Write out each line that follows exactly as it stands, without the pictures.

RECORDED INFORMATION:
☆ ☆ ☆ ☆ ☆
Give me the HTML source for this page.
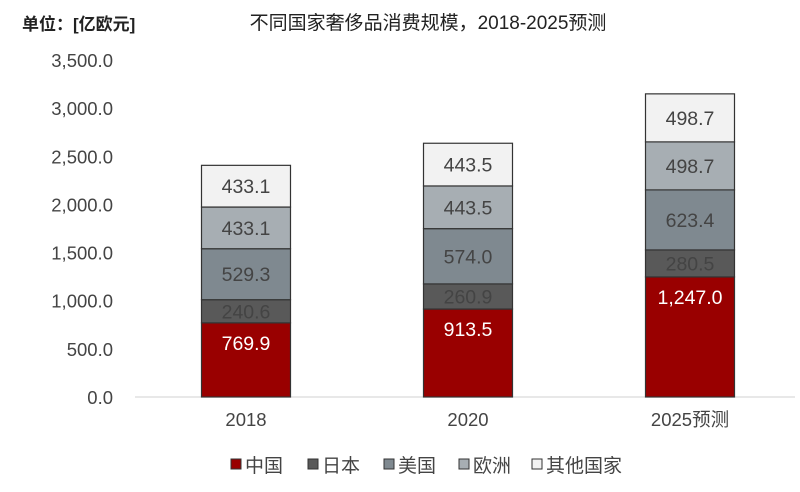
<!DOCTYPE html>
<html><head><meta charset="utf-8"><style>
body{margin:0;background:#fff;font-family:"Liberation Sans","Noto Sans CJK SC",sans-serif}
svg text{font-family:"Liberation Sans","Noto Sans CJK SC",sans-serif}
</style></head><body>
<svg id="c" width="800" height="487" xmlns="http://www.w3.org/2000/svg">
<text x="22" y="30" font-size="17" font-weight="bold" fill="#222">单位：[亿欧元]</text>
<text x="428" y="29" font-size="19" fill="#222" text-anchor="middle">不同国家奢侈品消费规模，2018-2025预测</text>
<g id="axes"></g><g id="bars"></g><g id="legend"></g>
</svg>
<script>
const categories=["2018","2020","2025预测"];
const seriesNames=["中国","日本","美国","欧洲","其他国家"];
const china=[769.9,913.5,1247.0];
const japan=[240.6,260.9,280.5];
const usa=[529.3,574.0,623.4];
const europe=[433.1,443.5,498.7];
const others=[433.1,443.5,498.7];
const yTicks=[0,500,1000,1500,2000,2500,3000,3500];
const colors=["#990000","#595959","#7f8990","#a7aeb3","#f2f2f2"];
const textColors=["#fff","#444","#444","#444","#444"];
const NS="http://www.w3.org/2000/svg";
const y0=397,yTop=60,yMax=3500;
const Y=v=>y0-(v/yMax)*(y0-yTop);
const X=i=>246+i*222;
const bw=89;
function mk(t,a,p){const e=document.createElementNS(NS,t);for(const k in a)e.setAttribute(k,a[k]);p.appendChild(e);return e;}
const ax=document.getElementById('axes');
yTicks.forEach(t=>{
 const e=mk('text',{x:113,y:Y(t)+7,'font-size':18.5,fill:'#444','text-anchor':'end'},ax);
 e.textContent=t.toLocaleString('en-US',{minimumFractionDigits:1,maximumFractionDigits:1});
 
 
});
const base=mk('line',{x1:135,x2:795,y1:y0,y2:y0,stroke:'#d0d0d0','stroke-width':1},ax);


categories.forEach((c,i)=>{
 const e=mk('text',{x:X(i),y:426,'font-size':18.5,fill:'#444','text-anchor':'middle'},ax);
 e.textContent=c;
 
 
});
const series=[china,japan,usa,europe,others];
const bg=document.getElementById('bars');
categories.forEach((c,i)=>{
 let cum=0;
 series.forEach((s,k)=>{
  const v=s[i];const top=Y(cum+v),bot=Y(cum);
  const r=mk('rect',{x:X(i)-bw/2,y:top,width:bw,height:bot-top,fill:colors[k],stroke:'#333','stroke-width':1.2},bg);
  
  
  const ly=k===0?top+27:(top+bot)/2+7;
  const t=mk('text',{x:X(i),y:ly,'font-size':19.5,fill:textColors[k],'text-anchor':'middle'},bg);
  t.textContent=v.toLocaleString('en-US',{minimumFractionDigits:1,maximumFractionDigits:1});
  
  
  cum+=v;
 });
});
const lg=document.getElementById('legend');
const lx=[231,308,384,459,532];
seriesNames.forEach((n,k)=>{
 const g=mk('g',{},lg);
 
 
 mk('rect',{x:lx[k],y:459,width:10,height:10,fill:colors[k],stroke:'#333','stroke-width':1},g);
 const t=mk('text',{x:lx[k]+14,y:472,'font-size':19,fill:'#444'},g);
 t.textContent=n;
});
</script>
</body></html>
☆ ☆ ☆ ☆ ☆
FULL RESPONSE:
Give me the HTML source for this page.
<!DOCTYPE html>
<html><head><meta charset="utf-8"><style>
body{margin:0;background:#fff;font-family:"Liberation Sans","Noto Sans CJK SC",sans-serif}
svg text{font-family:"Liberation Sans","Noto Sans CJK SC",sans-serif}
</style></head><body>
<svg id="c" width="800" height="487" xmlns="http://www.w3.org/2000/svg">
<text x="22" y="30" font-size="17" font-weight="bold" fill="#222">单位：[亿欧元]</text>
<text x="428" y="29" font-size="19" fill="#222" text-anchor="middle">不同国家奢侈品消费规模，2018-2025预测</text>
<g id="axes"></g><g id="bars"></g><g id="legend"></g>
</svg>
<script>
const categories=["2018","2020","2025预测"];
const seriesNames=["中国","日本","美国","欧洲","其他国家"];
const china=[769.9,913.5,1247.0];
const japan=[240.6,260.9,280.5];
const usa=[529.3,574.0,623.4];
const europe=[433.1,443.5,498.7];
const others=[433.1,443.5,498.7];
const yTicks=[0,500,1000,1500,2000,2500,3000,3500];
const colors=["#990000","#595959","#7f8990","#a7aeb3","#f2f2f2"];
const textColors=["#fff","#444","#444","#444","#444"];
const NS="http://www.w3.org/2000/svg";
const y0=397,yTop=60,yMax=3500;
const Y=v=>y0-(v/yMax)*(y0-yTop);
const X=i=>246+i*222;
const bw=89;
function mk(t,a,p){const e=document.createElementNS(NS,t);for(const k in a)e.setAttribute(k,a[k]);p.appendChild(e);return e;}
const ax=document.getElementById('axes');
yTicks.forEach(t=>{
 const e=mk('text',{x:113,y:Y(t)+7,'font-size':18.5,fill:'#444','text-anchor':'end'},ax);
 e.textContent=t.toLocaleString('en-US',{minimumFractionDigits:1,maximumFractionDigits:1});
 
 
});
const base=mk('line',{x1:135,x2:795,y1:y0,y2:y0,stroke:'#d0d0d0','stroke-width':1},ax);


categories.forEach((c,i)=>{
 const e=mk('text',{x:X(i),y:426,'font-size':18.5,fill:'#444','text-anchor':'middle'},ax);
 e.textContent=c;
 
 
});
const series=[china,japan,usa,europe,others];
const bg=document.getElementById('bars');
categories.forEach((c,i)=>{
 let cum=0;
 series.forEach((s,k)=>{
  const v=s[i];const top=Y(cum+v),bot=Y(cum);
  const r=mk('rect',{x:X(i)-bw/2,y:top,width:bw,height:bot-top,fill:colors[k],stroke:'#333','stroke-width':1.2},bg);
  
  
  const ly=k===0?top+27:(top+bot)/2+7;
  const t=mk('text',{x:X(i),y:ly,'font-size':19.5,fill:textColors[k],'text-anchor':'middle'},bg);
  t.textContent=v.toLocaleString('en-US',{minimumFractionDigits:1,maximumFractionDigits:1});
  
  
  cum+=v;
 });
});
const lg=document.getElementById('legend');
const lx=[231,308,384,459,532];
seriesNames.forEach((n,k)=>{
 const g=mk('g',{},lg);
 
 
 mk('rect',{x:lx[k],y:459,width:10,height:10,fill:colors[k],stroke:'#333','stroke-width':1},g);
 const t=mk('text',{x:lx[k]+14,y:472,'font-size':19,fill:'#444'},g);
 t.textContent=n;
});
</script>
</body></html>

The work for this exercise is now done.